Critical Thinking

A Math Word Problem Framework That Fosters Conceptual Thinking

This strategy for selecting and teaching word problems guides students to develop their understanding of math concepts.

March 1, 2023
Johner Images / Alamy

Word problems in mathematics are a powerful tool for helping students make sense of and reason with mathematical concepts. Many students, however, struggle with word problems because of the various cognitive demands. As districtwide STEAM professional development specialists, we’ve spent a lot of time focusing on supporting our colleagues and students to ensure their success with word problems. We found that selecting the right word problems, as well as focusing on conceptual understanding rather than procedural knowledge, provides our students with real growth.

As our thinking evolved, we began to instill a routine that supports teaching students to solve with grit by putting them in the driver’s seat of the thinking. Below you’ll find the routine that we’ve found successful in helping students overcome the challenges of solving word problems.

Not all word problems are created equal

Prior to any instruction, we always consider the quality of the task for teaching and learning. In our process, we use word problems as the path to mathematics instruction. When selecting the mathematical tasks for students, we always consider the following questions:

  • Does the task align with the learning goals and standards?
  • Will the task engage and challenge students at an appropriate level, providing both a sense of accomplishment and further opportunities for growth?
  • Is the task open or closed? Open tasks provide multiple pathways to foster a deeper understanding of mathematical concepts and skills. Closed tasks can still provide a deep understanding of mathematical concepts and skills if the task requires a high level of cognitive demand. 
  • Does the task encourage critical thinking and problem-solving skills?
  • Will the task allow students to see the relevance of mathematics to real-world situations?
  • Does the task promote creativity and encourage students to make connections between mathematical concepts and other areas of their lives?

If we can answer yes to as many of these questions as possible, we can be assured that our tasks are rich. There are further insights for rich math tasks on NRICH and sample tasks on Illustrative Mathematics and K-5 Math Teaching Resources.

Developing conceptual understanding

Once we’ve selected the rich math tasks, developing conceptual understanding becomes our instructional focus. We present students with Numberless Word Problems and simultaneously use a word problem framework to focus on analysis of the text and to build conceptual understanding, rather than just memorization of formulas and procedures. 

  • First we remove all of the numbers and have students read the problem focusing on who or what the problem is about; they visualize and connect the scenario to their lives and experiences. 
  • Next we have our students rewrite the question as a statement to ensure that they understand the questions.
  • Then we have our students read the problem again and have them think analytically. They ask themselves these questions: Are there parts? Is there a whole? Are things joining or separating? Is there a comparison? 
  • Once that’s completed, we reveal the numbers in the problem. We have the students read the problem again to determine if they have enough information to develop a model and translate it into an equation that can be solved.
  • After they’ve solved their equation, we have students compare it against their model to check their answer.  

Collaboration and workspace are key to building the thinking

To build the thinking necessary in the math classroom, we have students work in visibly random collaborative groups (random groups of three for grades 3 through 12, random groups of two for grades 1 and 2).
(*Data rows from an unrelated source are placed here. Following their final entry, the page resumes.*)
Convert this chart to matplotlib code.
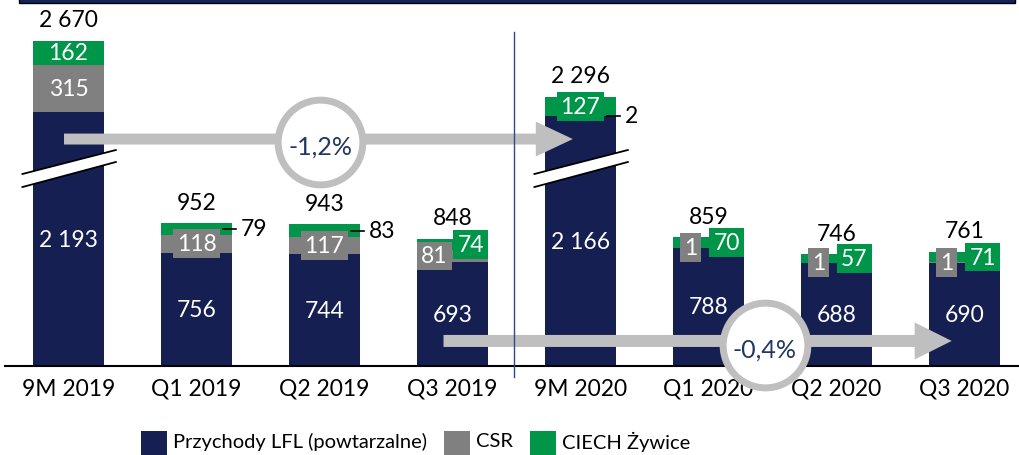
import numpy as np
import matplotlib
matplotlib.use('Agg')
import matplotlib.pyplot as plt
from matplotlib import font_manager
from matplotlib.patches import Rectangle, Polygon, FancyArrow

plt.rcParams['font.family'] = ['Lato', 'DejaVu Sans']

# dane
periods = ['9M 2019', 'Q1 2019', 'Q2 2019', 'Q3 2019', '9M 2020', 'Q1 2020', 'Q2 2020', 'Q3 2020']
lfl = [2193, 756, 744, 693, 2166, 788, 688, 690]
csr = [315, 118, 117, 81, 2, 1, 1, 1]
zywice = [162, 79, 83, 74, 127, 70, 57, 71]
totals = ['2 670', '952', '943', '848', '2 296', '859', '746', '761']
lfl_labels = ['2 193', '756', '744', '693', '2 166', '788', '688', '690']
changes = ['-1,2%', '-0,4%']
legend_names = ['Przychody LFL (powtarzalne)', 'CSR', 'CIECH Żywice']

# kolory
NAVY = '#161F52'
GREY = '#808080'
GREEN = '#00964A'
ARROW = '#BFBFBF'
PCT = '#203864'

# os. przerwana dla 9M
BREAK = 500
broken = [True, False, False, False, True, False, False, False]
csr_mode = ['in', 'box', 'box', 'left', 'out', 'left', 'left', 'left']
zyw_mode = ['in', 'out', 'out', 'right', 'box', 'right', 'right', 'right']

W, H = 1019, 456
fig = plt.figure(figsize=(W / 100, H / 100), dpi=100)
ax = fig.add_axes([5 / W, 89 / H, 1014 / W, 367 / H])
ax.set_xlim(-0.496, 7.426)
ax.set_ylim(0, 367 / 0.15)

x = np.arange(len(periods))
lfl_disp = np.array([v - BREAK if b else v for v, b in zip(lfl, broken)], dtype=float)
csr_arr = np.array(csr, dtype=float)
zyw_arr = np.array(zywice, dtype=float)
bw = 71 / 128

ax.bar(x, lfl_disp, bw, color=NAVY, zorder=2)
ax.bar(x, csr_arr, bw, bottom=lfl_disp, color=GREY, zorder=2)
ax.bar(x, zyw_arr, bw, bottom=lfl_disp + csr_arr, color=GREEN, zorder=2)

FS = 16.5
tops = lfl_disp + csr_arr + zyw_arr
for i in range(len(x)):
    # suma nad słupkiem
    ax.annotate(totals[i], (x[i], tops[i]), xytext=(0, 15), textcoords='offset points',
                ha='center', va='center', fontsize=FS, color='black', zorder=7)
    # LFL w środku
    ax.text(x[i], lfl_disp[i] / 2, lfl_labels[i], ha='center', va='center',
            fontsize=FS, color='white', zorder=3)

    for val, bottom, mode, col in [(csr_arr[i], lfl_disp[i], csr_mode[i], GREY),
                                   (zyw_arr[i], lfl_disp[i] + csr_arr[i], zyw_mode[i], GREEN)]:
        ymid = bottom + val / 2
        lab = '%d' % val
        if mode == 'in':
            ax.text(x[i], ymid, lab, ha='center', va='center', fontsize=FS, color='white', zorder=3)
        elif mode == 'out':
            ax.plot([x[i] + 0.207, x[i] + 0.309], [ymid, ymid], color='black', lw=1.2, zorder=4)
            ax.text(x[i] + 0.348, ymid, lab, ha='left', va='center', fontsize=FS, color='black', zorder=4)
        else:
            dx = {'box': 0, 'left': -13, 'right': 13}[mode]
            ax.annotate(lab, (x[i], ymid), xytext=(dx, 0), textcoords='offset points',
                        ha='center', va='center', fontsize=FS, color='white', zorder=4,
                        bbox=dict(boxstyle='square,pad=0.17', fc=col, ec='none'))

# przerwy osi na słupkach 9M
for i in range(len(x)):
    if not broken[i]:
        continue
    x0, x1 = x[i] - 0.36, x[i] + 0.37
    ax.add_patch(Polygon([(x0, 1193), (x1, 1360), (x1, 1440), (x0, 1280)],
                         closed=True, fc='white', ec='none', zorder=3, clip_on=False))
    ax.plot([x0, x1], [1280, 1440], color='black', lw=1.3, zorder=3, clip_on=False)
    ax.plot([x0, x1], [1193, 1360], color='black', lw=1.3, zorder=3, clip_on=False)

# linia podziału
ax.plot([3.48, 3.48], [-75, 2230], color='#2F4A8C', lw=1, zorder=5, clip_on=False)

# strzałki z kółkami
for (xs, xe, y, w, hw), (cx, cy), txt in zip([(-0.035, 3.94, 1513, 73, 233), (2.93, 6.90, 167, 80, 247)],
                                             [(1.965, 1493), (5.44, 140)], changes):
    ax.add_patch(FancyArrow(xs, y, xe - xs, 0, width=w, head_width=hw, head_length=0.289,
                            length_includes_head=True, color=ARROW, lw=0, zorder=4, clip_on=False))
    ax.plot([cx], [cy], 'o', ms=61, mfc='white', mec=ARROW, mew=5, zorder=6, clip_on=False)
    ax.text(cx, cy - 25, txt, ha='center', va='center', fontsize=18, color=PCT, zorder=7)

for s in ['top', 'right', 'left']:
    ax.spines[s].set_visible(False)
ax.spines['bottom'].set_linewidth(1.5)
ax.spines['bottom'].set_zorder(3)
ax.set_yticks([])
ax.set_xticks(x)
ax.set_xticklabels(periods, fontsize=FS)
ax.tick_params(axis='x', length=0, pad=8.5)

# pasek na górze
fig.add_artist(Rectangle((19 / W, 452 / H), 996 / W, 8 / H, transform=fig.transFigure,
                         fc='#14245A', ec='black', lw=1))

# legenda - węższa czcionka jeśli jest dostępna
names = {f.name for f in font_manager.fontManager.ttflist}
leg_font = ['Liberation Sans Narrow', 'DejaVu Sans'] if 'Liberation Sans Narrow' in names else ['Lato', 'DejaVu Sans']
leg_fs = 16 if 'Liberation Sans Narrow' in names else 14.5

renderer = fig.canvas.get_renderer()
items = []
total_w = 0
for col, name in zip([NAVY, GREY, GREEN], legend_names):
    t = fig.text(0, 14 / H, name, ha='left', va='center', fontsize=leg_fs, color='black', family=leg_font)
    tw = t.get_window_extent(renderer).width
    items.append((col, t, tw))
    total_w += 26 + 6 + tw
total_w += 17 * (len(items) - 1)
lx = 416 - total_w / 2
for col, t, tw in items:
    fig.add_artist(Rectangle((lx / W, -4 / H), 26 / W, 28 / H, transform=fig.transFigure, fc=col, ec='none'))
    t.set_x((lx + 32) / W)
    lx += 32 + tw + 17

plt.savefig('out.png', dpi=100)
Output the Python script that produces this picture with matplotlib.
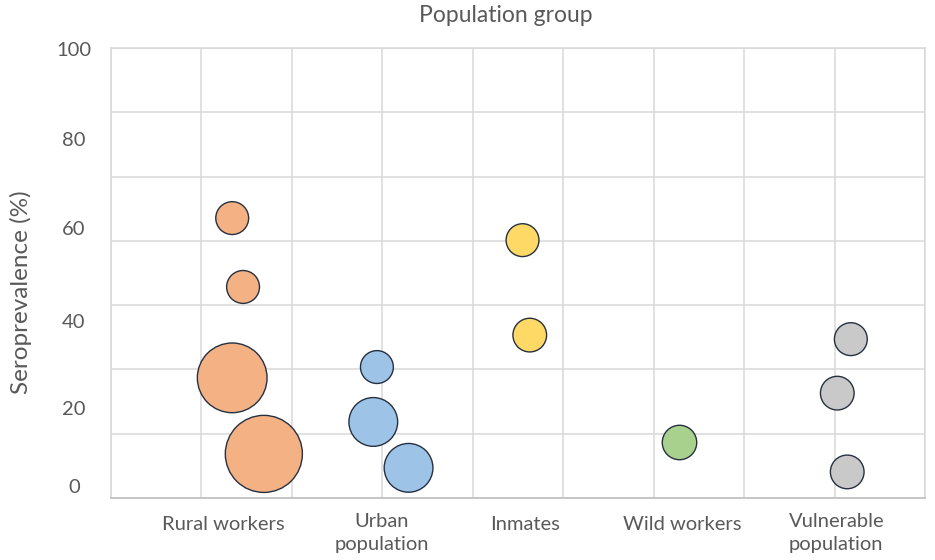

With random groupings, we’ve found that students don’t enter their groups with predetermined roles, and all students contribute to the thinking.

For reluctant learners, we make sure these students serve as the scribe within the group documenting each member’s contribution. We also make sure to use nonpermanent vertical workspaces (whiteboards, windows [using dry-erase markers], large adhesive-backed chart paper, etc.). The vertical workspace provides accessibility for our diverse learners and promotes problem-solving because our students break down complex problems into smaller, manageable steps. The vertical workspaces also provide a visually appealing and organized way for our students to show their work.  We’ve witnessed how these workspaces help hold their attention and improve their focus on the task at hand.

Facilitate and provide feedback to move the thinking along

As students grapple with the task, the teacher floats among the collaborative groups, facilitates conversations, and gives the students feedback. Students are encouraged to look at the work of other groups or to provide a second strategy or model to support their thinking. Students take ownership and make sense of the problem, attempt solutions, and try to support their thinking with models, equations, charts, graphs, words, etc. They work through the problem collaboratively, justifying their work in their small group. In essence, they’re constructing their knowledge and preparing to share their work with the rest of the class. 

Word problems are a powerful tool for teaching math concepts to students. They offer a practical and relatable approach to problem-solving, enabling students to understand the relevance of math in real-life situations. Through word problems, students learn to apply mathematical principles and logical reasoning to solve complex problems. 

Moreover, word problems also enhance critical thinking, analytical skills, and decision-making abilities. Incorporating word problems into math lessons is an effective way to make math engaging, meaningful, and applicable to everyday life.